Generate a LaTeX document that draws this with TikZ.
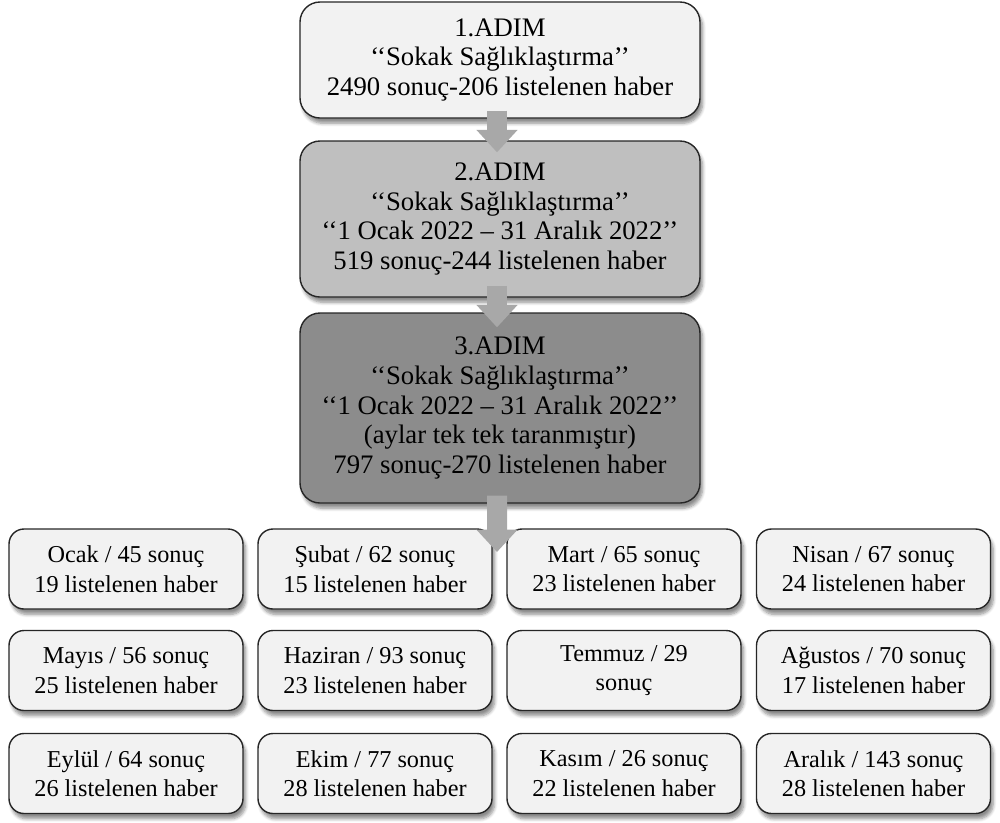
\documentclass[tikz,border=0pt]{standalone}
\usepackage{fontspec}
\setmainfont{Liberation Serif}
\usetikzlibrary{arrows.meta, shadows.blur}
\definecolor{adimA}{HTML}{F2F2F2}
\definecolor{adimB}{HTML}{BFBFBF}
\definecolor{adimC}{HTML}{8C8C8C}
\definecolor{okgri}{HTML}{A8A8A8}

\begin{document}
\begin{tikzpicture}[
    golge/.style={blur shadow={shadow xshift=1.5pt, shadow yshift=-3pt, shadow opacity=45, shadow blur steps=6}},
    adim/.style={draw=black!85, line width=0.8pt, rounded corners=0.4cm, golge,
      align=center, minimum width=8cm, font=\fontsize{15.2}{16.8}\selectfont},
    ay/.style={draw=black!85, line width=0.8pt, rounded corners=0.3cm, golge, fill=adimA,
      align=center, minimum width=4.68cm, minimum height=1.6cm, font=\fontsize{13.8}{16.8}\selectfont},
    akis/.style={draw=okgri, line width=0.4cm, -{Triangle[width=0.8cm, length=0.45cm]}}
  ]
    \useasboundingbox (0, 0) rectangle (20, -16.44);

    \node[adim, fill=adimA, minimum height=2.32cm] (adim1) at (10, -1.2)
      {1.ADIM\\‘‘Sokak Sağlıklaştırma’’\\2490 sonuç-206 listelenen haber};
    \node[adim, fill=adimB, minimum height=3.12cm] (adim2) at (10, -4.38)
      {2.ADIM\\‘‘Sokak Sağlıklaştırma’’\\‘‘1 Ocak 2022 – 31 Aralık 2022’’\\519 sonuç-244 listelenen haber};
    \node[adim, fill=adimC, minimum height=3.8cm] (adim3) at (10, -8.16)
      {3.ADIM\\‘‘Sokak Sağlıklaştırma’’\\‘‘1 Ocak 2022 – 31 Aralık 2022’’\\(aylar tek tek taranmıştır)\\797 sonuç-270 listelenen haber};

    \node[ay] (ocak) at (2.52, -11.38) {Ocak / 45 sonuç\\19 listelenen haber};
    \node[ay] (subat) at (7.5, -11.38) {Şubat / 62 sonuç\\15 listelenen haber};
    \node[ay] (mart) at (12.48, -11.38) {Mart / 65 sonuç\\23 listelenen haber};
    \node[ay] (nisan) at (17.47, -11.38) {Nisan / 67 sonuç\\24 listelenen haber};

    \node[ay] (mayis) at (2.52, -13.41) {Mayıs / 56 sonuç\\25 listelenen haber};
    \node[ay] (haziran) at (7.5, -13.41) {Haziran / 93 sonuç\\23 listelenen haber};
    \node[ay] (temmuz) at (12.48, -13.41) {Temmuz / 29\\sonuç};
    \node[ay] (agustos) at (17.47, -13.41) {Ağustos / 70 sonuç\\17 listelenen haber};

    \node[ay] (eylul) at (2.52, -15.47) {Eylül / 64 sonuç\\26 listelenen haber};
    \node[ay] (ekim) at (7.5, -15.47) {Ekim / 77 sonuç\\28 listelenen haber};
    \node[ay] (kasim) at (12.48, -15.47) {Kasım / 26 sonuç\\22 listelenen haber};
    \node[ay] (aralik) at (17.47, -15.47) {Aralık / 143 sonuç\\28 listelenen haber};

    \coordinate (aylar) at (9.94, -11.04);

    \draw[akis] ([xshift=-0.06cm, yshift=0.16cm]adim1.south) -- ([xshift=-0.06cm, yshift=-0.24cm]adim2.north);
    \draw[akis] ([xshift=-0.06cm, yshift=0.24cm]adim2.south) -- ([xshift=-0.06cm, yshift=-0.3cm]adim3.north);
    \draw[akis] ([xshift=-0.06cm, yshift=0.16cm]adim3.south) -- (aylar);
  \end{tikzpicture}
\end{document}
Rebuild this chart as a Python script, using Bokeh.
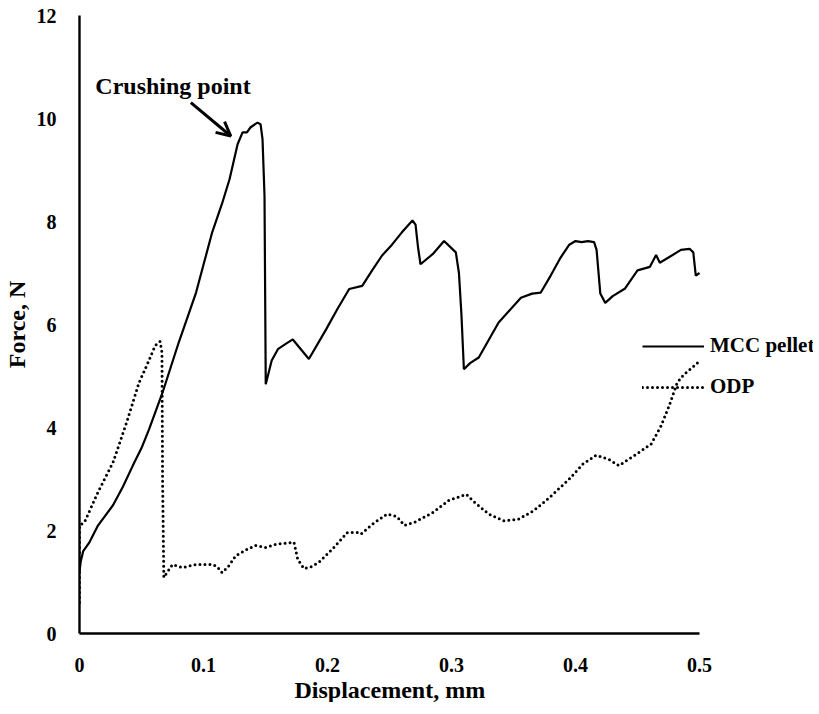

☆ ☆ ☆ ☆ ☆ ☆ ☆

All of the material above needs to be restated exactly, with no pictures.

Generate a LaTeX document that draws this with TikZ.
\documentclass[tikz,border=0pt]{standalone}
\usepackage{fontspec}
\setmainfont{Liberation Serif}
\usetikzlibrary{arrows.meta, shadows.blur}
\definecolor{adimA}{HTML}{F2F2F2}
\definecolor{adimB}{HTML}{BFBFBF}
\definecolor{adimC}{HTML}{8C8C8C}
\definecolor{okgri}{HTML}{A8A8A8}

\begin{document}
\begin{tikzpicture}[
    golge/.style={blur shadow={shadow xshift=1.5pt, shadow yshift=-3pt, shadow opacity=45, shadow blur steps=6}},
    adim/.style={draw=black!85, line width=0.8pt, rounded corners=0.4cm, golge,
      align=center, minimum width=8cm, font=\fontsize{15.2}{16.8}\selectfont},
    ay/.style={draw=black!85, line width=0.8pt, rounded corners=0.3cm, golge, fill=adimA,
      align=center, minimum width=4.68cm, minimum height=1.6cm, font=\fontsize{13.8}{16.8}\selectfont},
    akis/.style={draw=okgri, line width=0.4cm, -{Triangle[width=0.8cm, length=0.45cm]}}
  ]
    \useasboundingbox (0, 0) rectangle (20, -16.44);

    \node[adim, fill=adimA, minimum height=2.32cm] (adim1) at (10, -1.2)
      {1.ADIM\\‘‘Sokak Sağlıklaştırma’’\\2490 sonuç-206 listelenen haber};
    \node[adim, fill=adimB, minimum height=3.12cm] (adim2) at (10, -4.38)
      {2.ADIM\\‘‘Sokak Sağlıklaştırma’’\\‘‘1 Ocak 2022 – 31 Aralık 2022’’\\519 sonuç-244 listelenen haber};
    \node[adim, fill=adimC, minimum height=3.8cm] (adim3) at (10, -8.16)
      {3.ADIM\\‘‘Sokak Sağlıklaştırma’’\\‘‘1 Ocak 2022 – 31 Aralık 2022’’\\(aylar tek tek taranmıştır)\\797 sonuç-270 listelenen haber};

    \node[ay] (ocak) at (2.52, -11.38) {Ocak / 45 sonuç\\19 listelenen haber};
    \node[ay] (subat) at (7.5, -11.38) {Şubat / 62 sonuç\\15 listelenen haber};
    \node[ay] (mart) at (12.48, -11.38) {Mart / 65 sonuç\\23 listelenen haber};
    \node[ay] (nisan) at (17.47, -11.38) {Nisan / 67 sonuç\\24 listelenen haber};

    \node[ay] (mayis) at (2.52, -13.41) {Mayıs / 56 sonuç\\25 listelenen haber};
    \node[ay] (haziran) at (7.5, -13.41) {Haziran / 93 sonuç\\23 listelenen haber};
    \node[ay] (temmuz) at (12.48, -13.41) {Temmuz / 29\\sonuç};
    \node[ay] (agustos) at (17.47, -13.41) {Ağustos / 70 sonuç\\17 listelenen haber};

    \node[ay] (eylul) at (2.52, -15.47) {Eylül / 64 sonuç\\26 listelenen haber};
    \node[ay] (ekim) at (7.5, -15.47) {Ekim / 77 sonuç\\28 listelenen haber};
    \node[ay] (kasim) at (12.48, -15.47) {Kasım / 26 sonuç\\22 listelenen haber};
    \node[ay] (aralik) at (17.47, -15.47) {Aralık / 143 sonuç\\28 listelenen haber};

    \coordinate (aylar) at (9.94, -11.04);

    \draw[akis] ([xshift=-0.06cm, yshift=0.16cm]adim1.south) -- ([xshift=-0.06cm, yshift=-0.24cm]adim2.north);
    \draw[akis] ([xshift=-0.06cm, yshift=0.24cm]adim2.south) -- ([xshift=-0.06cm, yshift=-0.3cm]adim3.north);
    \draw[akis] ([xshift=-0.06cm, yshift=0.16cm]adim3.south) -- (aylar);
  \end{tikzpicture}
\end{document}
Rebuild this chart as a Python script, using Bokeh.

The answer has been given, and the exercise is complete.